In today's world, Public Speaking is one of the greatest skills any individual can have. From pitching at a hackathon to simply conversing with friends, being able to speak clearly, be passionate and modulate your voice are key features of any great speech. To tackle this problem of becoming a better public speaker, we created Talky.
What it does
It helps you improve your speaking skills by giving you suggestions based on what you said to the phone. Once you finish presenting your speech to the app, an audio file of the speech will be sent to a flask server running on Heroku. The server will analyze the audio file by examining pauses, loudness, accuracy and how fast user spoke. In addition, the server will do a comparative analysis with the past data stored in Firebase. Then the server will return the performance of the speech.The app also provides the community functionality which allows the user to check out other people’s audio files and view community speeches.
How we built it
We used Firebase to store the users’ speech data. Having past data will allow the server to do a comparative analysis and inform the users if they have improved or not.

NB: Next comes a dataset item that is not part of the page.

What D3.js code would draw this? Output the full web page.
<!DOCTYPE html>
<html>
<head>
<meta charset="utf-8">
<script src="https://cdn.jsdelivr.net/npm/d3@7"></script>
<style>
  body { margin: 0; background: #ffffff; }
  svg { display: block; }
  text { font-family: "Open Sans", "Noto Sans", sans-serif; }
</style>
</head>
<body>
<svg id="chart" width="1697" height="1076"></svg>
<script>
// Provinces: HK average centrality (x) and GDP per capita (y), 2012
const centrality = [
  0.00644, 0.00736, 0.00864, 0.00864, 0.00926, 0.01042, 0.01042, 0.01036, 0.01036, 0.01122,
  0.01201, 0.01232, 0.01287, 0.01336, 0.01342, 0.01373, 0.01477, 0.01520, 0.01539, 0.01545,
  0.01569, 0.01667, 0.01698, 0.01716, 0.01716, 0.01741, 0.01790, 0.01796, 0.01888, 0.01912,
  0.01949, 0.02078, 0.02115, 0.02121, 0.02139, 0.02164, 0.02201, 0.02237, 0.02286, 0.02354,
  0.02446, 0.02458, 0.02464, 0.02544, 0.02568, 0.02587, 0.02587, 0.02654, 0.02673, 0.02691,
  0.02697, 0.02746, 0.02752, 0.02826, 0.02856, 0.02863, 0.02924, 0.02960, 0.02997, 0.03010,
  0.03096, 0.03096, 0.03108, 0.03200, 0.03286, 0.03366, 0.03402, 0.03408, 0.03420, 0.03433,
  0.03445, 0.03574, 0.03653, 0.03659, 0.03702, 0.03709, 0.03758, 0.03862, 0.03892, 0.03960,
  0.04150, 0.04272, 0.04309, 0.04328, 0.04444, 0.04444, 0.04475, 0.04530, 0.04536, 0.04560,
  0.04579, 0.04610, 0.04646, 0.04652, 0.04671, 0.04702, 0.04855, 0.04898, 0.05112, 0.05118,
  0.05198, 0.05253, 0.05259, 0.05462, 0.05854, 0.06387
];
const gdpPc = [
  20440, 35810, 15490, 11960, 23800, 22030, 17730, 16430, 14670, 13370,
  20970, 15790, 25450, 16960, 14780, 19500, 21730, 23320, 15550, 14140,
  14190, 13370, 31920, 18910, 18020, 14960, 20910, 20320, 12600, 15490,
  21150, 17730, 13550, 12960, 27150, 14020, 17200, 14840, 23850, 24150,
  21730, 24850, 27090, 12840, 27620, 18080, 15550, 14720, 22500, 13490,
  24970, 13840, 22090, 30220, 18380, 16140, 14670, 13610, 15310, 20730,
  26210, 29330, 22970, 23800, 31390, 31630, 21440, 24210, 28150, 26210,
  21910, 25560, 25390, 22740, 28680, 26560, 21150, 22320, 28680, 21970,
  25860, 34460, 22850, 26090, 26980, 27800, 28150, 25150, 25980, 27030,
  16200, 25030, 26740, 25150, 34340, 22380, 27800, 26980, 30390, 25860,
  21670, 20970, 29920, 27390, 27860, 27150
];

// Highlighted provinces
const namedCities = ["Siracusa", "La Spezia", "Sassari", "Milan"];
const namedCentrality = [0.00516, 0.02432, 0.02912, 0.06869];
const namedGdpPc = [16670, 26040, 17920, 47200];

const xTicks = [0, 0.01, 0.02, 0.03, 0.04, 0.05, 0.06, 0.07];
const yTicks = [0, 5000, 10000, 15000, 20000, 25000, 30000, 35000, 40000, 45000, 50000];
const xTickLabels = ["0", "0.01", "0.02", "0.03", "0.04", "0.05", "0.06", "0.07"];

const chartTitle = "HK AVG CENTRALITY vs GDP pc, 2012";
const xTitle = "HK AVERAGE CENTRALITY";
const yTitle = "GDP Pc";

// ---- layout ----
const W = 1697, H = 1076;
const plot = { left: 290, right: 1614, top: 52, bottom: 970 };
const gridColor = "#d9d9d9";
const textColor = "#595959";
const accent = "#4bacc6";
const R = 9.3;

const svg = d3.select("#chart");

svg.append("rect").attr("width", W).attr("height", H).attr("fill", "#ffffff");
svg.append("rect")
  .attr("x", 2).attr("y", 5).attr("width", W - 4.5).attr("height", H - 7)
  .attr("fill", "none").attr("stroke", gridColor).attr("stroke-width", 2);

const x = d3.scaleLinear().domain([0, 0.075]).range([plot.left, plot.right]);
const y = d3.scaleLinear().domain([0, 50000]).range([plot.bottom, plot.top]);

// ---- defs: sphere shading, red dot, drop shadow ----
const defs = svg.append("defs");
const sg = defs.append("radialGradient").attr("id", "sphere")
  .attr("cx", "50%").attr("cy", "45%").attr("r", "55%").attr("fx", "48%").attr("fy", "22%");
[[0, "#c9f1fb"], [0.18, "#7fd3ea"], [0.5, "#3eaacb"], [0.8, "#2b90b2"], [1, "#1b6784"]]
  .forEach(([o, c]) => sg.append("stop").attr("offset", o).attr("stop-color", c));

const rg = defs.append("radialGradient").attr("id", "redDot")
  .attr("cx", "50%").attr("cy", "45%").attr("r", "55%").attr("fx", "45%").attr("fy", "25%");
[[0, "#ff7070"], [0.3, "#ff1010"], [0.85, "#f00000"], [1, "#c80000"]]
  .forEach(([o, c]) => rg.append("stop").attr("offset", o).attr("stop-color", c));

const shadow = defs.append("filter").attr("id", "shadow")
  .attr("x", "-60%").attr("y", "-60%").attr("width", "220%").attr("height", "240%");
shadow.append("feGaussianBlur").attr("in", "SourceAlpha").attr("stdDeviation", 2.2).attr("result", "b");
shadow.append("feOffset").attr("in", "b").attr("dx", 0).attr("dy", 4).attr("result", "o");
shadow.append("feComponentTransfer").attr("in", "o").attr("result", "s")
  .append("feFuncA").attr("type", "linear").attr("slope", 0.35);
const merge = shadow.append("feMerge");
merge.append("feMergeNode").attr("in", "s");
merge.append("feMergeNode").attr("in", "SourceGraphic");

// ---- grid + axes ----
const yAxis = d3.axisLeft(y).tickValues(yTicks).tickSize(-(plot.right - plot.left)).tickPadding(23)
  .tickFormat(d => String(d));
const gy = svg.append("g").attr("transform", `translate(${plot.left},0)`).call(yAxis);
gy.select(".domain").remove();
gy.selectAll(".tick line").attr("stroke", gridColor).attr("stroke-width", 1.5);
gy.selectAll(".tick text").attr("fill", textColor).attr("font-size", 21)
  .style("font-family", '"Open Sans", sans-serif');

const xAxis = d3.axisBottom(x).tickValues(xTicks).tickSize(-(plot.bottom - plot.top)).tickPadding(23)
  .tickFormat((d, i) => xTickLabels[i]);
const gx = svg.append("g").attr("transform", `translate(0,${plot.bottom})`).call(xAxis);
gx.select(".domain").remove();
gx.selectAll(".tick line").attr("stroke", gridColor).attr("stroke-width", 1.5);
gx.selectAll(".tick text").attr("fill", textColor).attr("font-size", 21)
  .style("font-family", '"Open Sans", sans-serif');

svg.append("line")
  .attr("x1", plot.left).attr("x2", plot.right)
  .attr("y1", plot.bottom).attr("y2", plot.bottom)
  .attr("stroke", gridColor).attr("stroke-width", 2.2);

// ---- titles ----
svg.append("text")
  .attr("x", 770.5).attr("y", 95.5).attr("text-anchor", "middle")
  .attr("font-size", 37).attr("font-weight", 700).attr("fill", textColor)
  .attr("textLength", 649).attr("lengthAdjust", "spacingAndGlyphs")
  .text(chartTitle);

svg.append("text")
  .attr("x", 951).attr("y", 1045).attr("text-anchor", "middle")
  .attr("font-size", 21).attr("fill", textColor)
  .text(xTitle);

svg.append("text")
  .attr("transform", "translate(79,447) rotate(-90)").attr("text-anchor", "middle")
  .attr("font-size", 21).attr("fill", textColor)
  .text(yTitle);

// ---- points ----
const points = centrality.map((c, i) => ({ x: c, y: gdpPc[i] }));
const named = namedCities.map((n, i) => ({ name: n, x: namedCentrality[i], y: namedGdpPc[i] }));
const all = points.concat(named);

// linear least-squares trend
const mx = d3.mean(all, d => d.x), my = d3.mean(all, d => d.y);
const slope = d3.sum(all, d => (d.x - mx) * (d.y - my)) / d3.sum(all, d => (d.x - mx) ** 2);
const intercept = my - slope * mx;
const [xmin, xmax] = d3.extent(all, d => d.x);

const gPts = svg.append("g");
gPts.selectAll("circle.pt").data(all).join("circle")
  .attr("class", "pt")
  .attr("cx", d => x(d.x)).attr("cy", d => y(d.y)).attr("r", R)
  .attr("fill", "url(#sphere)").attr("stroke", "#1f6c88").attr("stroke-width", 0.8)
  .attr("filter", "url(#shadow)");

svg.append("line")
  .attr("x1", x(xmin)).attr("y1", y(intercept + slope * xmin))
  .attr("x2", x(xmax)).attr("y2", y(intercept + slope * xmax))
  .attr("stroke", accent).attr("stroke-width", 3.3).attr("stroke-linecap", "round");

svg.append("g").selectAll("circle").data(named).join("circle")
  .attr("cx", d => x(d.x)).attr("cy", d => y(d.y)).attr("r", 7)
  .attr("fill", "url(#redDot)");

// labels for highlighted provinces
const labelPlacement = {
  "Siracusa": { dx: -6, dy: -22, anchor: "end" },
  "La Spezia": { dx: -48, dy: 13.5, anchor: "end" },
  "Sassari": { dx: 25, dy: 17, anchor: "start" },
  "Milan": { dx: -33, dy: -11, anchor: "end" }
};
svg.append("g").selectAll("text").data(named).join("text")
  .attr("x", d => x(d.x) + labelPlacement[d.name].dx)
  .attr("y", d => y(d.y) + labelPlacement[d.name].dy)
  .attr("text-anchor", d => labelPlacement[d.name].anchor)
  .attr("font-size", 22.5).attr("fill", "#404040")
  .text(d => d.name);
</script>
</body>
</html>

The Flask server uses similar Audio python libraries to extract meaning patterns: Speech Recognition library to extract the words, Pydub to detect silences and Soundfile to find the length of the audio file.
On the iOS side, we used Alamofire to make the Http request to our server to send data and retrieve a response.
Challenges we ran into
Everyone on our team was unfamiliar with the properties of audio, so discovering the nuances of wavelengths in particular and the information it provides was challenging and integral part of our project.
Accomplishments that we're proud of
We successfully recognize the speeches and extract parameters from the sound file to perform the analysis. We successfully provide the users with an interactive bot-like UI. We successfully bridge the IOS to the Flask server and perform efficient connections.
What we learned
We learned how to upload audio file properly and process them using python libraries. We learned to utilize Azure voice recognition to perform operations from speech to text. We learned the fluent UI design using dynamic table views. We learned how to analyze the audio files from different perspectives and given an overall judgment to the performance of the speech.
What's next for Talky
We added the community functionality while it is still basic. In the future, we can expand this functionality and add more social aspects to the existing app. Also, the current version is focused on only the audio file. In the future, we can add the video files to enrich the post libraries and support video analyze which will be promising.